= What to produce =
Extract the lines from the start through the line that holds "import pandas as pd", both included, omitting all images.
═════ Given information
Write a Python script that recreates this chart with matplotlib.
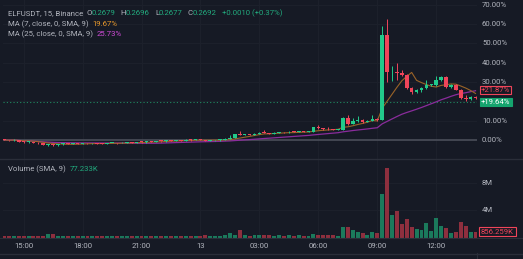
import matplotlib
matplotlib.use("Agg")
import matplotlib.pyplot as plt
import matplotlib.transforms as mtransforms
import pandas as pd

# ELF/USDT 15m, values in % from the start of the window
opens = [0.3, 0.0, -0.2, 0.1, -0.8, -1.1, -0.9, -1.4, -1.8, -2.6,
         -2.3, -2.7, -2.2, -2.0, -2.1, -1.8, -2.1, -1.7, -1.8, -1.6,
         -1.9, -2.0, -1.6, -1.5, -1.7, -1.3, -1.2, -1.4, -1.0, -1.1,
         -0.8, -0.9, -0.5, -0.6, -0.3, -0.4, -0.2, -0.3, 0.1, -0.1,
         0.2, 0.1, -0.4, -0.2, -0.1, 0.0, 0.6, 1.0, 3.0, 2.6,
         3.0, 2.8, 3.3, 3.8, 3.6, 3.3, 3.7, 4.0, 3.9, 4.2,
         4.1, 4.3, 4.2, 4.3, 6.5, 6.0, 5.7, 5.5, 5.3, 5.4,
         11.5, 8.3, 9.8, 10.2, 9.4, 10.0, 11.0, 10.4, 54.3, 35.0,
         35.3, 34.8, 33.6, 26.8, 24.8, 25.6, 26.8, 28.3, 28.5, 31.0,
         32.6, 27.2, 28.5, 26.0, 21.6, 21.2, 22.1]
closes = [0.0, -0.2, 0.1, -0.8, -1.1, -0.9, -1.4, -1.8, -2.6, -2.3,
          -2.7, -2.2, -2.0, -2.1, -1.8, -2.1, -1.7, -1.8, -1.6, -1.9,
          -2.0, -1.6, -1.5, -1.7, -1.3, -1.2, -1.4, -1.0, -1.1, -0.8,
          -0.9, -0.5, -0.6, -0.3, -0.4, -0.2, -0.3, 0.1, -0.1, 0.2,
          0.1, -0.4, -0.2, -0.1, 0.0, 0.6, 1.0, 3.0, 2.6, 3.0,
          2.8, 3.3, 3.8, 3.6, 3.3, 3.7, 4.0, 3.9, 4.2, 4.1,
          4.3, 4.2, 4.3, 6.5, 6.0, 5.7, 5.5, 5.3, 5.4, 11.5,
          8.3, 9.8, 10.2, 9.4, 10.0, 11.0, 10.4, 54.3, 35.0, 35.3,
          34.8, 33.6, 26.8, 24.8, 25.6, 26.8, 28.3, 28.5, 31.0, 32.6,
          27.2, 28.5, 26.0, 21.6, 21.2, 22.1, 21.87]
highs = [0.5, 0.2, 0.3, 0.2, -0.6, -0.7, -0.8, -1.2, -1.7, -2.0,
         -2.1, -2.0, -1.8, -1.8, -1.6, -1.6, -1.5, -1.5, -1.4, -1.4,
         -1.7, -1.4, -1.3, -1.3, -1.1, -1.0, -1.0, -0.8, -0.8, -0.6,
         -0.6, -0.3, -0.3, -0.1, -0.1, 0.0, 0.0, 0.3, 0.3, 0.4,
         0.4, 0.2, 0.0, 0.1, 0.3, 0.8, 2.6, 3.2, 4.6, 3.3,
         3.2, 3.5, 4.1, 5.0, 3.8, 3.9, 4.2, 4.3, 4.4, 4.5,
         4.5, 4.5, 4.6, 6.8, 7.5, 6.3, 6.9, 5.8, 5.7, 11.8,
         13.0, 11.5, 12.4, 10.6, 10.4, 13.0, 11.3, 59.0, 62.6, 38.4,
         39.8, 36.0, 34.2, 27.5, 26.4, 27.6, 31.0, 29.2, 33.3, 33.0,
         33.0, 29.0, 28.8, 26.3, 23.3, 22.6, 22.5]
lows = [-0.2, -0.4, -0.3, -1.0, -1.3, -1.3, -1.6, -2.0, -2.8, -2.9,
        -3.0, -2.9, -2.4, -2.3, -2.3, -2.3, -2.2, -2.0, -2.0, -2.1,
        -2.3, -2.1, -1.8, -1.9, -1.8, -1.5, -1.6, -1.5, -1.3, -1.3,
        -1.1, -1.0, -0.8, -0.8, -0.6, -0.6, -0.5, -0.4, -0.3, -0.2,
        -0.1, -0.6, -0.5, -0.4, -0.3, -0.2, 0.4, 0.8, 2.4, 2.4,
        2.5, 2.6, 3.1, 3.4, 3.1, 3.1, 3.5, 3.6, 3.7, 3.9,
        3.9, 4.0, 4.0, 4.1, 5.8, 5.4, 5.3, 5.1, 5.1, 5.2,
        8.0, 8.1, 9.5, 9.0, 9.2, 9.8, 10.0, 10.2, 30.2, 30.5,
        31.0, 33.0, 26.2, 24.0, 24.2, 25.0, 26.4, 27.8, 28.0, 30.4,
        26.8, 26.9, 25.6, 21.2, 20.2, 20.9, 21.4]
volumes = [0.15, 0.2, 0.18, 0.22, 0.2, 0.15, 0.2, 0.18, 0.22, 0.45,
           0.45, 0.2, 0.15, 0.18, 0.15, 0.2, 0.15, 0.18, 0.2, 0.15,
           0.2, 0.18, 0.15, 0.2, 0.22, 0.18, 0.15, 0.25, 0.2, 0.15,
           0.15, 0.2, 0.18, 0.15, 0.2, 0.15, 0.18, 0.2, 0.15, 0.2,
           0.18, 0.3, 0.2, 0.18, 0.25, 0.3, 0.65, 0.35, 1.1, 0.3,
           0.25, 0.3, 0.3, 0.35, 0.3, 0.25, 0.3, 0.25, 0.3, 0.25,
           0.3, 0.25, 0.2, 0.5, 0.3, 0.35, 0.3, 0.3, 0.2, 1.5,
           1.6, 1.1, 0.75, 0.6, 0.35, 0.85, 0.6, 6.35, 10.1, 3.3,
           3.8, 2.0, 2.7, 1.5, 1.25, 1.1, 2.15, 0.95, 2.8, 1.7,
           1.45, 0.7, 0.75, 2.3, 1.7, 0.85, 0.856]  # millions

time_ticks = [4, 16, 28, 40, 52, 64, 76, 88]
time_labels = ["15:00", "18:00", "21:00", "13", "03:00", "06:00", "09:00", "12:00"]
price_ticks = [0, 10, 20, 30, 40, 50, 60, 70]
price_labeled = [0, 10, 30, 40, 50, 60, 70]   # 20.00% sits under the last-price tag
vol_ticks = [4, 8]
vol_tick_labels = ["4M", "8M"]
last_pct = 19.64

BG = "#161a25"
GRID = "#1c202b"
TXT = "#b2b5be"
UP = "#22c98a"
DN = "#f0455a"
UP_V = "#1b7a5c"
DN_V = "#8e2f3e"

W, H = 523, 259
fig = plt.figure(figsize=(W / 100, H / 100), dpi=100, facecolor=BG)
plt.rcParams["font.family"] = ["Roboto", "DejaVu Sans"]
FS = 5.6

ax = fig.add_axes([3 / W, (H - 159) / H, 474 / W, 159 / H], facecolor=BG)
axv = fig.add_axes([3 / W, (H - 238) / H, 474 / W, 79 / H], facecolor=BG)

n = len(closes)
xs = list(range(n))
cols = [UP if c >= o else DN for o, c in zip(opens, closes)]
vcols = [UP_V if c >= o else DN_V for o, c in zip(opens, closes)]

for a in (ax, axv):
    a.set_xlim(-0.2, 96.3)
    for s in a.spines.values():
        s.set_visible(False)
    a.set_xticks([])
    a.set_yticks([])
    for t in time_ticks:
        a.axvline(t, color=GRID, lw=0.8, zorder=0)

ax.set_ylim(-9.83, 72.4)
for p in price_ticks[1:]:
    ax.axhline(p, color=GRID, lw=0.8, zorder=0)
ax.axhline(0, color="#4a4e59", lw=1.2, zorder=1)
ax.axhline(last_pct, color="#1f8a62", lw=0.8, ls=(0, (1, 2)), zorder=1)

# moving averages
s = pd.Series(closes)
ma7 = s.rolling(7, min_periods=1).mean()
ma25 = s.rolling(25, min_periods=1).mean()
ax.plot(xs, ma25, color="#8a2c9c", lw=0.9, zorder=2)
ax.plot(xs, ma7, color="#9a6328", lw=0.8, zorder=2)

# candles
ax.vlines(xs, lows, highs, colors=cols, lw=0.7, zorder=3)
bottoms = [min(o, c) for o, c in zip(opens, closes)]
heights = [max(abs(c - o), 0.4) for o, c in zip(opens, closes)]
ax.bar(xs, heights, bottom=bottoms, width=0.74, color=cols, lw=0, zorder=4)

# volume
axv.set_ylim(-0.07, 11.46)
for v in vol_ticks:
    axv.axhline(v, color=GRID, lw=0.8, zorder=0)
axv.bar(xs, volumes, width=0.8, color=vcols, lw=0, zorder=2)

# right scale
tr = mtransforms.blended_transform_factory(ax.transAxes, ax.transData)
for p in price_labeled:
    ax.text(1 + 5 / 474, p, f"{p:.2f}%", transform=tr, color=TXT, fontsize=FS,
            va="center", ha="left")
trv = mtransforms.blended_transform_factory(axv.transAxes, axv.transData)
for v, lab in zip(vol_ticks, vol_tick_labels):
    axv.text(1 + 5 / 474, v, lab, transform=trv, color=TXT, fontsize=FS,
             va="center", ha="left")

# price labels on the scale (the red one is pushed up to clear the green one)
ax.text(1 + 4 / 474, 26.0, "+21.87%", transform=tr, color=DN, fontsize=FS,
        va="center", ha="left",
        bbox=dict(boxstyle="square,pad=0.15", fc=BG, ec=DN, lw=0.8))
ax.text(1 + 4 / 474, last_pct, "+19.64%", transform=tr, color="white", fontsize=FS,
        va="center", ha="left",
        bbox=dict(boxstyle="square,pad=0.15", fc="#15a46e", ec="#15a46e", lw=0.8))
axv.text(1 + 4 / 474, volumes[-1], "856.259K", transform=trv, color=DN, fontsize=FS,
         va="center", ha="left",
         bbox=dict(boxstyle="square,pad=0.2", fc=BG, ec=DN, lw=0.8))

# time axis
for t, lab in zip(time_ticks, time_labels):
    fx = (3 + (t + 0.2) / 96.5 * 474) / W
    fig.text(fx, 1 - 246 / H, lab, color=TXT, fontsize=FS, ha="center", va="center")

# frame lines
fig.add_artist(plt.Line2D([477 / W, 477 / W], [0, 1 - 253 / H], color="#2a2e39", lw=0.8))
fig.add_artist(plt.Line2D([0, 1], [1 - 159 / H, 1 - 159 / H], color="#2a2e39", lw=1.0))
fig.add_artist(plt.Line2D([0, 1], [1 - 238 / H, 1 - 238 / H], color="#2a2e39", lw=0.8))
fig.add_artist(plt.Line2D([0, 1], [1 - 254 / H, 1 - 254 / H], color="#2a2e39", lw=1.0))

# legends
renderer = fig.canvas.get_renderer()


def seq_text(x_px, y_px, parts):
    x = x_px
    for txt, c, gap in parts:
        t = fig.text(x / W, 1 - y_px / H, txt, color=c, fontsize=FS, ha="left", va="center")
        x += t.get_window_extent(renderer=renderer).width + gap


G = "#22ab7e"
seq_text(8, 13, [("ELFUSDT, 15, Binance", TXT, 3), ("O", TXT, 0), ("0.2679", G, 5),
                 ("H", TXT, 0), ("0.2696", G, 5), ("L", TXT, 0), ("0.2677", G, 5),
                 ("C", TXT, 0), ("0.2692", G, 5), ("+0.0010 (+0.37%)", G, 0)])
seq_text(8, 24, [("MA (7, close, 0, SMA, 9)", TXT, 4), ("19.67%", "#e8992c", 0)])
seq_text(8, 34, [("MA (25, close, 0, SMA, 9)", TXT, 4), ("25.73%", "#d04cd8", 0)])
seq_text(8, 169, [("Volume (SMA, 9)", TXT, 4), ("77.233K", G, 0)])

fig.savefig("out.png", dpi=100, facecolor=BG)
══════════
= Answer to this exercise =
Write a Python script that recreates this chart with matplotlib.
import matplotlib
matplotlib.use("Agg")
import matplotlib.pyplot as plt
import matplotlib.transforms as mtransforms
import pandas as pd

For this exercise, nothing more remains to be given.